[Begin]

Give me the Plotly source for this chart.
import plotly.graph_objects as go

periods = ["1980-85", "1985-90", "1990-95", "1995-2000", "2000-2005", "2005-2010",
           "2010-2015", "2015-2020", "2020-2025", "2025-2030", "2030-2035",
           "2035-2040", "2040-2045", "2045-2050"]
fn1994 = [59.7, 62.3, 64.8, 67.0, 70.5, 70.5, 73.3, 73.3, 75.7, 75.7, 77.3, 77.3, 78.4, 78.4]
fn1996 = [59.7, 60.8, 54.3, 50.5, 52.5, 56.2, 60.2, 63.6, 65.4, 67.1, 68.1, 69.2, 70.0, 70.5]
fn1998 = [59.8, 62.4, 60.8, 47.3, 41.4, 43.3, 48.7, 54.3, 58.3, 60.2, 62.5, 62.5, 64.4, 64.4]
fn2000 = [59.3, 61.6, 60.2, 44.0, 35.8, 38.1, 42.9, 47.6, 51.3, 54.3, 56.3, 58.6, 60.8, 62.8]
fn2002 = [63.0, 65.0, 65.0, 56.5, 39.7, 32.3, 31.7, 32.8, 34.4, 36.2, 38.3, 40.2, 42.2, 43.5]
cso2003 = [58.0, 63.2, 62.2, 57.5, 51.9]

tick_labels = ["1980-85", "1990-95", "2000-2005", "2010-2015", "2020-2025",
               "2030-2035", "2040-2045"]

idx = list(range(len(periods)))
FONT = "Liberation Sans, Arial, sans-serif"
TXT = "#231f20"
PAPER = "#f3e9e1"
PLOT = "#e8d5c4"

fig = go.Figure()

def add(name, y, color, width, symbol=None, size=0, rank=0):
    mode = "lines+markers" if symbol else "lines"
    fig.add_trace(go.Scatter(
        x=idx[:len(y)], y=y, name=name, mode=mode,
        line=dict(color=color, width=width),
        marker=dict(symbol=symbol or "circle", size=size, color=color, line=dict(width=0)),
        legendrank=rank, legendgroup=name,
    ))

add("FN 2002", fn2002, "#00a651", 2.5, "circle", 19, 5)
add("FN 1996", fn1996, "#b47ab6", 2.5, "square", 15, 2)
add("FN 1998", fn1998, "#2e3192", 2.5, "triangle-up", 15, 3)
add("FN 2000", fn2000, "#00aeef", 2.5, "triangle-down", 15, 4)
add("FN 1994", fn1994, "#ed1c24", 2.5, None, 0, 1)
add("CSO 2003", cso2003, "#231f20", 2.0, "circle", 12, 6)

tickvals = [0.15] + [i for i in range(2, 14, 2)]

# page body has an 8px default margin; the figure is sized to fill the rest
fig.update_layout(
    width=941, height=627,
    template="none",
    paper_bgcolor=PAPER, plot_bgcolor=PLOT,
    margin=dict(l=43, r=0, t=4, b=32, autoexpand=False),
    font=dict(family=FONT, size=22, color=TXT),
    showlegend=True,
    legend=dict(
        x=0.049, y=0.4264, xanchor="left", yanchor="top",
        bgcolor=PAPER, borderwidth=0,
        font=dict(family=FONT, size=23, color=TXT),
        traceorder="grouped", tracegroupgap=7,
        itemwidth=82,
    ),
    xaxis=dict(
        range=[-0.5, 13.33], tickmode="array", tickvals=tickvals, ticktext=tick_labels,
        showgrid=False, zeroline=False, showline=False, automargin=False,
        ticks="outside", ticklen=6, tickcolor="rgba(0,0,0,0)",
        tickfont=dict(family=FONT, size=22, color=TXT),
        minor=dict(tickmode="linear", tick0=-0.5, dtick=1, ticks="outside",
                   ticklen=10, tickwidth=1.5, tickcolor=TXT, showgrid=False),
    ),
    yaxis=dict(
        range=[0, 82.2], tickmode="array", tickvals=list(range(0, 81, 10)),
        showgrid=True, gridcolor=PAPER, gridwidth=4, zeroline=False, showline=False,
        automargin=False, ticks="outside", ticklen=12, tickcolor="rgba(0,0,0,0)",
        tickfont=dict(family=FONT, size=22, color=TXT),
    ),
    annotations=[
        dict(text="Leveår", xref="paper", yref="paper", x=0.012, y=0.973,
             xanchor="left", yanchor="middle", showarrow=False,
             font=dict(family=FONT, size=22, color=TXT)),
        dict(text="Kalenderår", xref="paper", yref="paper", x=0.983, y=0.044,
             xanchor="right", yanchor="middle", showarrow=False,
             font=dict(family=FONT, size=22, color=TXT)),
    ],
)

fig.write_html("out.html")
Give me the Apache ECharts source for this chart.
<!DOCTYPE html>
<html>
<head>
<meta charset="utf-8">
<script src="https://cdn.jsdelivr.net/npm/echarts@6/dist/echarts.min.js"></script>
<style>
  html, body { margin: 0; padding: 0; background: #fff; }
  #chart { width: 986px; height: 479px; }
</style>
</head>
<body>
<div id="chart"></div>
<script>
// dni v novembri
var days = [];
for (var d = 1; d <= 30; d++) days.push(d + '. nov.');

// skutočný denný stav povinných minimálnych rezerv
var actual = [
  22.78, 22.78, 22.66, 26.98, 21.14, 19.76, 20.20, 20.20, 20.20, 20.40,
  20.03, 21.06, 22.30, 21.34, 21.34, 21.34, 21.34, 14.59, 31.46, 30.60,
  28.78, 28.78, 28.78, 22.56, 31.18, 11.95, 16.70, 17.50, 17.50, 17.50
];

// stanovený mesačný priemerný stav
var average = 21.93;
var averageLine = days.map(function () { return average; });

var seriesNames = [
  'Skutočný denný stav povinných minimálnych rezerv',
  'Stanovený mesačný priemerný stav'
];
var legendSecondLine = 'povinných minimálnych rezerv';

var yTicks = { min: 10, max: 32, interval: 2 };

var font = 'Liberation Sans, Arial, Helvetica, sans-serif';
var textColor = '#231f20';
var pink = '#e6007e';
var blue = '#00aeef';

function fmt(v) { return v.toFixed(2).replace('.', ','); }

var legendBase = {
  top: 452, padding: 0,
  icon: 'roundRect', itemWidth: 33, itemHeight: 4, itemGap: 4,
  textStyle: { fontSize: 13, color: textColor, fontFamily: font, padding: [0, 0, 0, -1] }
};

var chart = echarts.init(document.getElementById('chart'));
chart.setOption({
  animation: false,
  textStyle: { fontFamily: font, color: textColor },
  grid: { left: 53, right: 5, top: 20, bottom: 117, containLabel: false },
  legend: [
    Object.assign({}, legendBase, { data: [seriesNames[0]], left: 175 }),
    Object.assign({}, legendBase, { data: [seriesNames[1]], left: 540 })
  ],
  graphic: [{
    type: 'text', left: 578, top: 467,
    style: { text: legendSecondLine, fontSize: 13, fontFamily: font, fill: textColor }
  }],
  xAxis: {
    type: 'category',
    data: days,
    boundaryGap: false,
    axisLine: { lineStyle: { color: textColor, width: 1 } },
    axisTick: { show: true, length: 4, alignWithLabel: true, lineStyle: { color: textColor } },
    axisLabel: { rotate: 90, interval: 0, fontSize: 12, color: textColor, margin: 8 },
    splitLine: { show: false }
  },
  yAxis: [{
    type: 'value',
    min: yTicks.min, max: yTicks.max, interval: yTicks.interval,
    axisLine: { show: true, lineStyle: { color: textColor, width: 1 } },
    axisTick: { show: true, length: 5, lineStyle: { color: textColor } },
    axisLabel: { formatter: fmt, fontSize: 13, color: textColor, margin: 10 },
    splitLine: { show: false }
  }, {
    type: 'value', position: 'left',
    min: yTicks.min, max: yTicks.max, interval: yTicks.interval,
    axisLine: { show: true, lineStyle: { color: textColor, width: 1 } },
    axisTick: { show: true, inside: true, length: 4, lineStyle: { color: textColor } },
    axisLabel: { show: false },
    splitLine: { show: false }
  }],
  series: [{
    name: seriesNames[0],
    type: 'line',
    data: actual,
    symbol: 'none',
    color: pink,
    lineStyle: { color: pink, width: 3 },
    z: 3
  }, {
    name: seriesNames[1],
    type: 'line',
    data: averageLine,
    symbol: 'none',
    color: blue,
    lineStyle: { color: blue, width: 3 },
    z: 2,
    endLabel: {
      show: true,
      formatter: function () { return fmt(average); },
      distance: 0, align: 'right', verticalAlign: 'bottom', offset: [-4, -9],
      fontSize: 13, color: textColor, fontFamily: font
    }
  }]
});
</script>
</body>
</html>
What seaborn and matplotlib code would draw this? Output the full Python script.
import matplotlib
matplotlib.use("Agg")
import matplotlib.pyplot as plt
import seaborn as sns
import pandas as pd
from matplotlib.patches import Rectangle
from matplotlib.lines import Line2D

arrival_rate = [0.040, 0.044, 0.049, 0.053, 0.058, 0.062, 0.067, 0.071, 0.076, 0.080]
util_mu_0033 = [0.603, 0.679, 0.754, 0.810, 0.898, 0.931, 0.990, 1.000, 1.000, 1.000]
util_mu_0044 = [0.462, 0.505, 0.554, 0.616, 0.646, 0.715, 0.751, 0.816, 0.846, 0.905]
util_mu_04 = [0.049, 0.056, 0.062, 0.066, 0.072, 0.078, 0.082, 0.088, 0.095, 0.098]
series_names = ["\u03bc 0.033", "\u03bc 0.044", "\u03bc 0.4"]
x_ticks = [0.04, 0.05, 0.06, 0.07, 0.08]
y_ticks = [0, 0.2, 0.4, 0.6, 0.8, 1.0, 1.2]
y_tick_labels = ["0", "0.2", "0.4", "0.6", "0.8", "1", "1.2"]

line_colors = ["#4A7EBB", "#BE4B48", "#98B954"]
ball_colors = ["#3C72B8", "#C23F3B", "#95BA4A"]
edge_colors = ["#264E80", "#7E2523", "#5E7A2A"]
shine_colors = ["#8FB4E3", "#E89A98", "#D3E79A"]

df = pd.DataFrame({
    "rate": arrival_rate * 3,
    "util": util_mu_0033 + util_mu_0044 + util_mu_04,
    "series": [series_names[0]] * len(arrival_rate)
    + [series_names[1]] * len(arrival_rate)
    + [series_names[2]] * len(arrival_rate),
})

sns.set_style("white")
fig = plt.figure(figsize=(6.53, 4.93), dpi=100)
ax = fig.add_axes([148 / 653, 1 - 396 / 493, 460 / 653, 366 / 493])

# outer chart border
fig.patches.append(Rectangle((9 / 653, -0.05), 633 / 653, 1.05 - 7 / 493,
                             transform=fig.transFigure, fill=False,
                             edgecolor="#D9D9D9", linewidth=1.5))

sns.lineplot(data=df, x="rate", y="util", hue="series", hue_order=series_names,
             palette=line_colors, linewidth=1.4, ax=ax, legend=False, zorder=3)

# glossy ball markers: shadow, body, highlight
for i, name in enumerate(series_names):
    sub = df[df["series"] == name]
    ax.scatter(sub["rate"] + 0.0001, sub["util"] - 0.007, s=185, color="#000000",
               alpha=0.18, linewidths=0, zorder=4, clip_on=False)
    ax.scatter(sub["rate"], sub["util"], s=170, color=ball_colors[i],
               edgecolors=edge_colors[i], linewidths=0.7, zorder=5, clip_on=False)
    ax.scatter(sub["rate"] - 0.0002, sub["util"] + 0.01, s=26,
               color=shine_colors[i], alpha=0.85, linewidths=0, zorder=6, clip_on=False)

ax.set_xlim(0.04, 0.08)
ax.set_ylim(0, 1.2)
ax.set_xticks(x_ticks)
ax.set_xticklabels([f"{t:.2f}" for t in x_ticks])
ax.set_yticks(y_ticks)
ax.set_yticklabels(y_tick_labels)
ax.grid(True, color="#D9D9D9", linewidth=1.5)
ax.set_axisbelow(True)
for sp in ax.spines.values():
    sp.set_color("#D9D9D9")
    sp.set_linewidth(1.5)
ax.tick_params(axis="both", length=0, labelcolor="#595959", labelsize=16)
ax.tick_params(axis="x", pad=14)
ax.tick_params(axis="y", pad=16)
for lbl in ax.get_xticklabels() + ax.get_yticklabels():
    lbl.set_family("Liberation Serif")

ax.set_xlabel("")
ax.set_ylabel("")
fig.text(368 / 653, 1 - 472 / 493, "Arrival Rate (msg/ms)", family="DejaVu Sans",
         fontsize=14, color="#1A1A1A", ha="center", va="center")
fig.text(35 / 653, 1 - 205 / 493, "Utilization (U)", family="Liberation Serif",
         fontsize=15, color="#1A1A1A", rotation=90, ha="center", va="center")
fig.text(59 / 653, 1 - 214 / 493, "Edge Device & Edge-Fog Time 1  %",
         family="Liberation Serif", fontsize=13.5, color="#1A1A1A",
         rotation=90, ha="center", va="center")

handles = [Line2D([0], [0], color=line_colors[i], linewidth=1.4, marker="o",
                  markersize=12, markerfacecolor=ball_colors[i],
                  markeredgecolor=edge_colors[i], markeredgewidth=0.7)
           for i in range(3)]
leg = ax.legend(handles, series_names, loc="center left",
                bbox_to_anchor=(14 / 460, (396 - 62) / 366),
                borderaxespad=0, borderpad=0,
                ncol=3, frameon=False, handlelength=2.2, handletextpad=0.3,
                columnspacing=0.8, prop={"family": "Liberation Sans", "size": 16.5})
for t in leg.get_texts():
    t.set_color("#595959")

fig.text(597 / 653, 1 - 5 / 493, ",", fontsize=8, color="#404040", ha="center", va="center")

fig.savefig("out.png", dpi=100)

[End]

- Exercise aim
Exactly reproduce the stretch from the line with "Give me the Apache" through the line with "32, interval: 2", including both ends and nothing else.

- Output
Give me the Apache ECharts source for this chart.
<!DOCTYPE html>
<html>
<head>
<meta charset="utf-8">
<script src="https://cdn.jsdelivr.net/npm/echarts@6/dist/echarts.min.js"></script>
<style>
  html, body { margin: 0; padding: 0; background: #fff; }
  #chart { width: 986px; height: 479px; }
</style>
</head>
<body>
<div id="chart"></div>
<script>
// dni v novembri
var days = [];
for (var d = 1; d <= 30; d++) days.push(d + '. nov.');

// skutočný denný stav povinných minimálnych rezerv
var actual = [
  22.78, 22.78, 22.66, 26.98, 21.14, 19.76, 20.20, 20.20, 20.20, 20.40,
  20.03, 21.06, 22.30, 21.34, 21.34, 21.34, 21.34, 14.59, 31.46, 30.60,
  28.78, 28.78, 28.78, 22.56, 31.18, 11.95, 16.70, 17.50, 17.50, 17.50
];

// stanovený mesačný priemerný stav
var average = 21.93;
var averageLine = days.map(function () { return average; });

var seriesNames = [
  'Skutočný denný stav povinných minimálnych rezerv',
  'Stanovený mesačný priemerný stav'
];
var legendSecondLine = 'povinných minimálnych rezerv';

var yTicks = { min: 10, max: 32, interval: 2 };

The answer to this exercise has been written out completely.